Up in the air, Junior Birdman.

When it’s 66 degrees in February — 66! — you get the hell out of the house, chores be damned.

There was all manner of human-power transportation going on out there this afternoon. People cycling. People running. People walking. People walking dogs. Big people carrying little people.

You are cleared for landing on runway … well, actually, it’s a trail, but go ahead, put ‘er down.

And people flying. Not in airplanes, or like Superman, but still.

I noticed the hang gliders drifting around the Sandia foothills as I rolled away from El Rancho Pendejo, but soon got engrossed in my own little outing and forgot all about them until I was cresting a hill on the way home.

Zoom, there one was, right overhead, and if I’d had an actual camera with me instead of a phone, why, you’d be looking at a closeup of him right now.

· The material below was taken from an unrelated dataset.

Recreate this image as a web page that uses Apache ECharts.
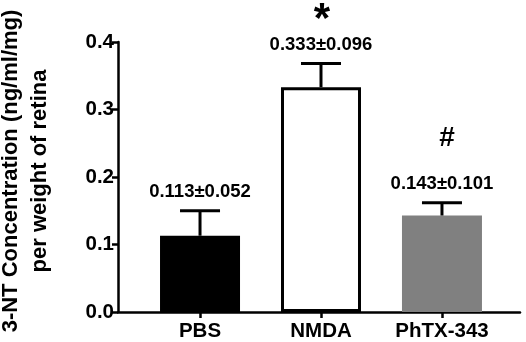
<!DOCTYPE html>
<html>
<head>
<meta charset="utf-8">
<script src="https://cdn.jsdelivr.net/npm/echarts@6/dist/echarts.min.js"></script>
<style>
  html, body { margin: 0; padding: 0; background: #fff; }
  #chart { width: 526px; height: 342px; }
</style>
</head>
<body>
<div id="chart"></div>
<script>
const groups = ['PBS', 'NMDA', 'PhTX-343'];
const means = [0.113, 0.333, 0.143];
const sds = [0.052, 0.096, 0.101];        // printed in the labels
const errBars = [0.037, 0.035, 0.019];    // drawn upper error bars
const sigMarks = ['', '*', '#'];
const barColors = ['#000000', '#ffffff', '#808080'];

const FONT = "'Liberation Sans', Arial, sans-serif";

const chart = echarts.init(document.getElementById('chart'));

const barData = means.map((m, i) => ({
  value: [i, m],
  itemStyle: i === 1
    ? { color: '#fff', borderColor: '#000', borderWidth: 3 }
    : { color: barColors[i] }
}));

const errData = means.map((m, i) => [i, m, errBars[i], sds[i]]);

// star sits high in its em box, hash is centred
const markStyle = {
  '*': { size: 42, dy: -43 },
  '#': { size: 28, dy: -64 }
};

const option = {
  animation: false,
  grid: { left: 118, right: 6, top: 42, bottom: 30, outerBoundsMode: 'none' },
  xAxis: {
    type: 'value',
    min: -0.678,
    max: 2.645,
    splitLine: { show: false },
    axisLine: { show: true, onZero: false, lineStyle: { color: '#000', width: 2.5 } },
    axisTick: { show: true, length: 6, lineStyle: { color: '#000', width: 2.5 }, customValues: [0, 1, 2] },
    axisLabel: {
      customValues: [0, 1, 2],
      formatter: v => groups[Math.round(v)],
      color: '#000', fontWeight: 'bold', fontSize: 20.5, fontFamily: FONT, margin: 9
    }
  },
  yAxis: {
    type: 'value',
    min: 0,
    max: 0.4,
    interval: 0.1,
    name: '3-NT Concentration (ng/ml/mg)\nper weight of retina',
    nameLocation: 'middle',
    nameRotate: 90,
    nameGap: 64,
    nameTextStyle: { color: '#000', fontWeight: 'bold', fontSize: 22, fontFamily: FONT, lineHeight: 29,
      padding: [0, 0, 0, 12] },
    splitLine: { show: false },
    axisLine: { show: true, onZero: false, lineStyle: { color: '#000', width: 2.5 } },
    axisTick: { show: true, length: 6, lineStyle: { color: '#000', width: 2.5 } },
    axisLabel: {
      formatter: v => v.toFixed(1),
      color: '#000', fontWeight: 'bold', fontSize: 20.5, fontFamily: FONT, margin: 4
    }
  },
  series: [
    {
      type: 'bar',
      barWidth: 80,
      data: barData,
      z: 2
    },
    {
      type: 'custom',
      data: errData,
      z: 3,
      renderItem: (params, api) => {
        const i = params.dataIndex;
        const x = api.value(0), m = api.value(1), e = api.value(2), sd = api.value(3);
        const base = api.coord([x, m]);
        const top = api.coord([x, m + e]);
        const half = 20;
        const children = [
          { type: 'line', shape: { x1: base[0], y1: base[1], x2: top[0], y2: top[1] },
            style: { stroke: '#000', lineWidth: 3 } },
          { type: 'line', shape: { x1: top[0] - half, y1: top[1], x2: top[0] + half, y2: top[1] },
            style: { stroke: '#000', lineWidth: 3 } },
          { type: 'text', x: top[0], y: top[1] - 19,
            style: { text: m.toFixed(3) + '±' + sd.toFixed(3), fill: '#000',
              font: 'bold 18.5px ' + FONT, align: 'center', verticalAlign: 'middle' } }
        ];
        const mark = sigMarks[i];
        if (mark) {
          const ms = markStyle[mark];
          children.push({ type: 'text', x: top[0] + (mark === '#' ? 5 : 1), y: top[1] + ms.dy,
            style: { text: mark, fill: '#000', font: 'bold ' + ms.size + 'px ' + FONT,
              align: 'center', verticalAlign: 'middle' } });
        }
        return { type: 'group', children };
      }
    }
  ]
};

chart.setOption(option);
</script>
</body>
</html>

Instead, you have to settle for this miserable phone shot of him preparing to land while his buddy continued to bank lazily overhead. I will never be smart.

But you knew that.

8 thoughts on “Route 66

  1. Cool! We have a cliff face up in Miller Canyon that the hang gliders and para gliders use to launch. If they can catch a thermal, they stay up for hours. Repeat after me, a phone is not a camera.

    1. I’ve seen one glider up here pretty frequently, and I was wondering whether it might actually be an ultralight, since the pilot seemed to have no trouble maintaining altitude.

      But the one I saw coming in for a landing was just a wing with a dude in a sack underneath. He landed that thing with less effort than I use to unclip from one pedal. Mad skillz, yo.

      Looks like these folks launch off the Sandia Crest. Yow.